** REQUIREMENT **
Skip the pictures. Set down, word for word, the lines from the start of the material up to and including the line with "return (x - L) / (R - L)".

** SUPPLIED DATA **
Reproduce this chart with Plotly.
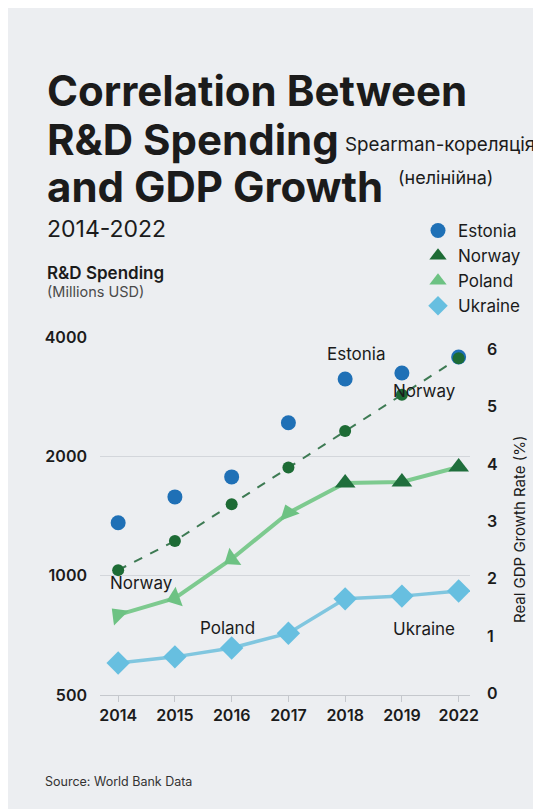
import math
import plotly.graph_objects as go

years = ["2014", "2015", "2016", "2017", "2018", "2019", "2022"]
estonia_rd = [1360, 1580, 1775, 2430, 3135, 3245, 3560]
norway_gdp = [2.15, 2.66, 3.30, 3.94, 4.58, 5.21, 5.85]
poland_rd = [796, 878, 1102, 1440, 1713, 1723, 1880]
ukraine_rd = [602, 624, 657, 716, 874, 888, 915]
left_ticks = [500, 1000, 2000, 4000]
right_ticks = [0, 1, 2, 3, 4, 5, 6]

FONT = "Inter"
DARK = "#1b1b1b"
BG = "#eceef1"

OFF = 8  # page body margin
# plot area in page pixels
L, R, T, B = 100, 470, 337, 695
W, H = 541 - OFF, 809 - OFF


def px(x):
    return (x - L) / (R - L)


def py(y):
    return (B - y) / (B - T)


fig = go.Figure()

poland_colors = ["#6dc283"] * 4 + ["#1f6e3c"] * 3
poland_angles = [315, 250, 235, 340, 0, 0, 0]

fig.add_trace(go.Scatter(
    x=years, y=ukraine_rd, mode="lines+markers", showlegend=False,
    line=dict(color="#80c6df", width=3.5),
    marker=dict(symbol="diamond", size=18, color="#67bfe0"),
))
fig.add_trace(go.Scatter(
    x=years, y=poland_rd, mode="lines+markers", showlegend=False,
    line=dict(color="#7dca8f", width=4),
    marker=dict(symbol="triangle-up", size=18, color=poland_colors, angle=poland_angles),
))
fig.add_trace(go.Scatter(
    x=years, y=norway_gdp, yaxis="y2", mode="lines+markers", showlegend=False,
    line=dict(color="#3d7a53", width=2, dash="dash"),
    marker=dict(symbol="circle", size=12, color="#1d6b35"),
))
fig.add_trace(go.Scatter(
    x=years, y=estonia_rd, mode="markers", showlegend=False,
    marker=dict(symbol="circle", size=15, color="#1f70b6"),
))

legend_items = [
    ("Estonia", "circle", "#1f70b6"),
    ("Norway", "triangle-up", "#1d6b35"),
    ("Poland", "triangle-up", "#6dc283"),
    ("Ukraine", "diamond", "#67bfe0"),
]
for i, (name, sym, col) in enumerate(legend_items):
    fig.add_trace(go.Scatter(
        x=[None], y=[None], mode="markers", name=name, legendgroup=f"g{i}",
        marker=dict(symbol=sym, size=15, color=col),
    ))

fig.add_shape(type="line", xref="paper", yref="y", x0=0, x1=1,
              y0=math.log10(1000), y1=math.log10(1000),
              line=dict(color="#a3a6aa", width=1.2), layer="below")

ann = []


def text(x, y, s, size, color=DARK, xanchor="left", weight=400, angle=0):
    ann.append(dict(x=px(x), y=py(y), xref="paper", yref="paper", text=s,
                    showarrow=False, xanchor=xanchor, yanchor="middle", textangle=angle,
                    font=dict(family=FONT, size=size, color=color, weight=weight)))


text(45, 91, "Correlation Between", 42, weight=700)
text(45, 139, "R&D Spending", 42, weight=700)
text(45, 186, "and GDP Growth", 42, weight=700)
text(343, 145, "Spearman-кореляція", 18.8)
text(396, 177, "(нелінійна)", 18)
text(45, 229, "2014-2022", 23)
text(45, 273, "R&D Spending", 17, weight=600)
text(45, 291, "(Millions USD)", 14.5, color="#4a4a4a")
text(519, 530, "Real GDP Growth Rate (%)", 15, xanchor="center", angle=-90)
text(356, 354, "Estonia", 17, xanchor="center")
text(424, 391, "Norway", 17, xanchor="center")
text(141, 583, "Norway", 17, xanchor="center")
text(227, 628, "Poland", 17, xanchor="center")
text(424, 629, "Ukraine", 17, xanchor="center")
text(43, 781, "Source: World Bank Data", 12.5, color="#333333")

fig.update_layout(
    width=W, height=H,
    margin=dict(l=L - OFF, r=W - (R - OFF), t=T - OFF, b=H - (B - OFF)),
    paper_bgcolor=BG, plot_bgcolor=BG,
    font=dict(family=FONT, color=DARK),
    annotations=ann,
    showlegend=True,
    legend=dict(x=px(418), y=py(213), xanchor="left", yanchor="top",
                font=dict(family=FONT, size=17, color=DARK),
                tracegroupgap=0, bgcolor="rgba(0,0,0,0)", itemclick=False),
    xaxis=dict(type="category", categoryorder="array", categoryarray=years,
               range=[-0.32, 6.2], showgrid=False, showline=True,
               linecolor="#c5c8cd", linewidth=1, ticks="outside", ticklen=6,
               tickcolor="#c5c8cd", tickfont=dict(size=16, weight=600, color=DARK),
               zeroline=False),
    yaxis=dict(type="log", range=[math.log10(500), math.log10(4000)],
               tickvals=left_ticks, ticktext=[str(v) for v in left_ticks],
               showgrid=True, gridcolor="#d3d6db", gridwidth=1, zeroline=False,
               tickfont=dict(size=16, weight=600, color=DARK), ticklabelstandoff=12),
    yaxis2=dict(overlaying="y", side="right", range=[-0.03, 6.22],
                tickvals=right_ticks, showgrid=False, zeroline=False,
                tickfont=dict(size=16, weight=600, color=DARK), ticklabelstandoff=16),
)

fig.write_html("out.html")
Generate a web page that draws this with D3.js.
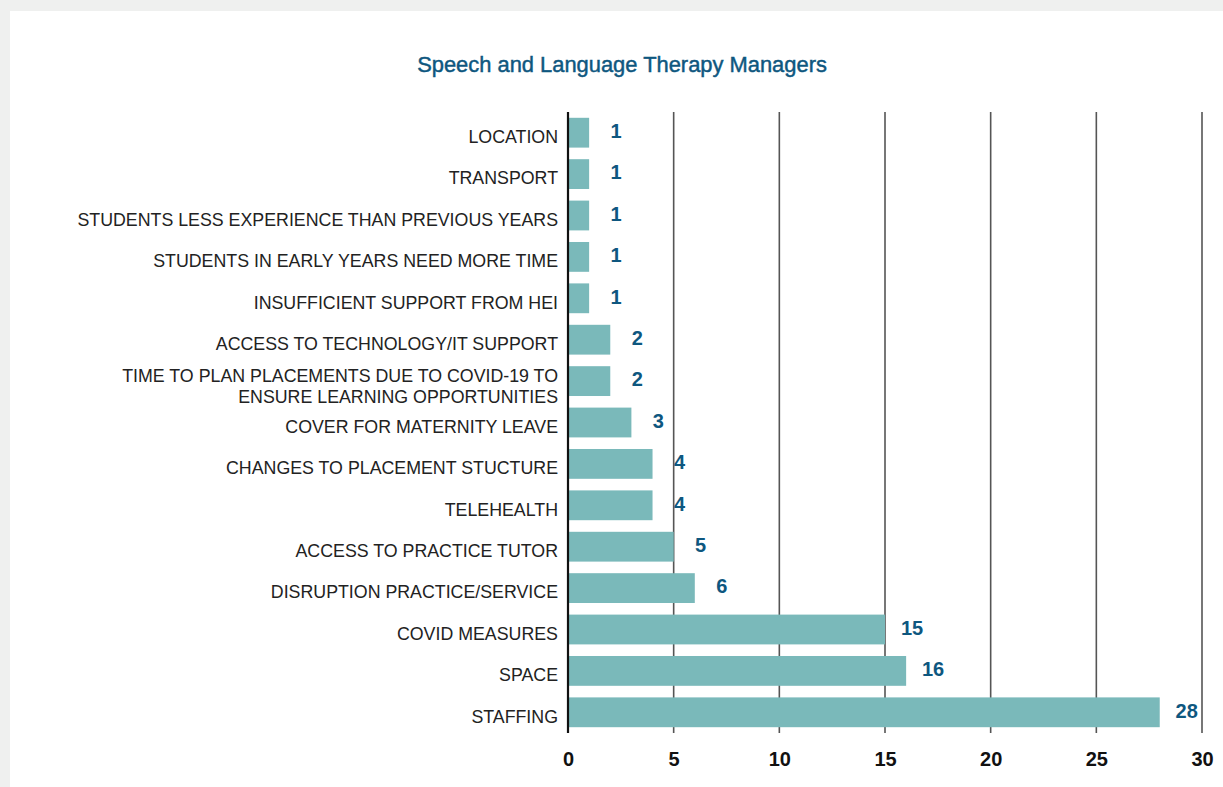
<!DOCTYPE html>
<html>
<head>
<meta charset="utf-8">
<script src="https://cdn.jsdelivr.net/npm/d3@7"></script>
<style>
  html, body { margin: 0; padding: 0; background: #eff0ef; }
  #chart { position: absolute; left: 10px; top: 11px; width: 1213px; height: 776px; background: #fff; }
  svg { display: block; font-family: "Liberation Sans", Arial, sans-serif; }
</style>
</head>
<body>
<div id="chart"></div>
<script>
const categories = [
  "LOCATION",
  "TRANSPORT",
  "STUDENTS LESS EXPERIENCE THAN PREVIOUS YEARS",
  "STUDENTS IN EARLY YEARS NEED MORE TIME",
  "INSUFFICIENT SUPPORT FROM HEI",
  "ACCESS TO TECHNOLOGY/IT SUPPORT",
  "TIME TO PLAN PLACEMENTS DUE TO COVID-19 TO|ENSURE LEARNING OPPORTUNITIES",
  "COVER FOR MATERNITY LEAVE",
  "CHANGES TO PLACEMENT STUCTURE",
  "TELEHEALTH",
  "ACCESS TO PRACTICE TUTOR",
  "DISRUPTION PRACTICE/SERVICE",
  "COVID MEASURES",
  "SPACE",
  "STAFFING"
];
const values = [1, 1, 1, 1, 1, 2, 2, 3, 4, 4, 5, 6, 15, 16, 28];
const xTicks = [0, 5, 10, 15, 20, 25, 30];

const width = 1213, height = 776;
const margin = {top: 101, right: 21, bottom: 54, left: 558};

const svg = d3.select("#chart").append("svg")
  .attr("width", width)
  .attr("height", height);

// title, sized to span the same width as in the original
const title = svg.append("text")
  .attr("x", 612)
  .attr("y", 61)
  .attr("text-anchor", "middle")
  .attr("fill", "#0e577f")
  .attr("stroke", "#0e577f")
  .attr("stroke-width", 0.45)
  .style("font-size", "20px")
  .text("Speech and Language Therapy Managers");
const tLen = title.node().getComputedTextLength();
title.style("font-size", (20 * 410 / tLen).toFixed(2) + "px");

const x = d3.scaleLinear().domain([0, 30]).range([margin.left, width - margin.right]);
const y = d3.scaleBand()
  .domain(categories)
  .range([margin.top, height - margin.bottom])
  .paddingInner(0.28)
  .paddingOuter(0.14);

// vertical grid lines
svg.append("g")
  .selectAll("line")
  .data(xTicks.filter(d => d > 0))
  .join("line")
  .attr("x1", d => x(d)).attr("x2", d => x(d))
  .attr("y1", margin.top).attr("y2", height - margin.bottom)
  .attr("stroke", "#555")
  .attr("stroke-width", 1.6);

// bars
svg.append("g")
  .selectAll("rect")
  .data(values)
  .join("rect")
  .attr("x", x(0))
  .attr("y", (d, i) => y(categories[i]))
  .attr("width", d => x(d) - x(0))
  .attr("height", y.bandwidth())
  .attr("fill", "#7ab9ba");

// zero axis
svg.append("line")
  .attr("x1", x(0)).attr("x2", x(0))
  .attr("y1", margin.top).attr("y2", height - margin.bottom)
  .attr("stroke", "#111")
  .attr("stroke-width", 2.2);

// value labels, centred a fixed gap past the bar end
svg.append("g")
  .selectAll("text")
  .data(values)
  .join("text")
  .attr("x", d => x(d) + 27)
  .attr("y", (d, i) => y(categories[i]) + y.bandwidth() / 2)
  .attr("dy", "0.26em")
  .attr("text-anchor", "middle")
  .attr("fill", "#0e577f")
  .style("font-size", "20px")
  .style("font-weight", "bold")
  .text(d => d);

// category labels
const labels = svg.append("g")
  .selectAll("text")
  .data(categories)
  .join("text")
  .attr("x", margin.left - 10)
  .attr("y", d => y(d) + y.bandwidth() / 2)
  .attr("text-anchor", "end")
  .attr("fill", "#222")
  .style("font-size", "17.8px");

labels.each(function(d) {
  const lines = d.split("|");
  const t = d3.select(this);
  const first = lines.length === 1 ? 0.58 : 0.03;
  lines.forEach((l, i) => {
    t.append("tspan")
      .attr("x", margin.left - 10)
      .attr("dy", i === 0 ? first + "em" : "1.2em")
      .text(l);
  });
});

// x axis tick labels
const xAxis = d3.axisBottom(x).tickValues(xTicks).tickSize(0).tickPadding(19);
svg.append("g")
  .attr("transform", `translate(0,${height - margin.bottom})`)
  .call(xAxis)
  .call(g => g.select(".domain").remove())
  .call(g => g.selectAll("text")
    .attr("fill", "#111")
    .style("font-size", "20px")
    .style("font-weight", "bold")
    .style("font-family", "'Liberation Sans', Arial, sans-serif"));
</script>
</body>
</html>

** ANSWER **
Reproduce this chart with Plotly.
import math
import plotly.graph_objects as go

years = ["2014", "2015", "2016", "2017", "2018", "2019", "2022"]
estonia_rd = [1360, 1580, 1775, 2430, 3135, 3245, 3560]
norway_gdp = [2.15, 2.66, 3.30, 3.94, 4.58, 5.21, 5.85]
poland_rd = [796, 878, 1102, 1440, 1713, 1723, 1880]
ukraine_rd = [602, 624, 657, 716, 874, 888, 915]
left_ticks = [500, 1000, 2000, 4000]
right_ticks = [0, 1, 2, 3, 4, 5, 6]

FONT = "Inter"
DARK = "#1b1b1b"
BG = "#eceef1"

OFF = 8  # page body margin
# plot area in page pixels
L, R, T, B = 100, 470, 337, 695
W, H = 541 - OFF, 809 - OFF


def px(x):
    return (x - L) / (R - L)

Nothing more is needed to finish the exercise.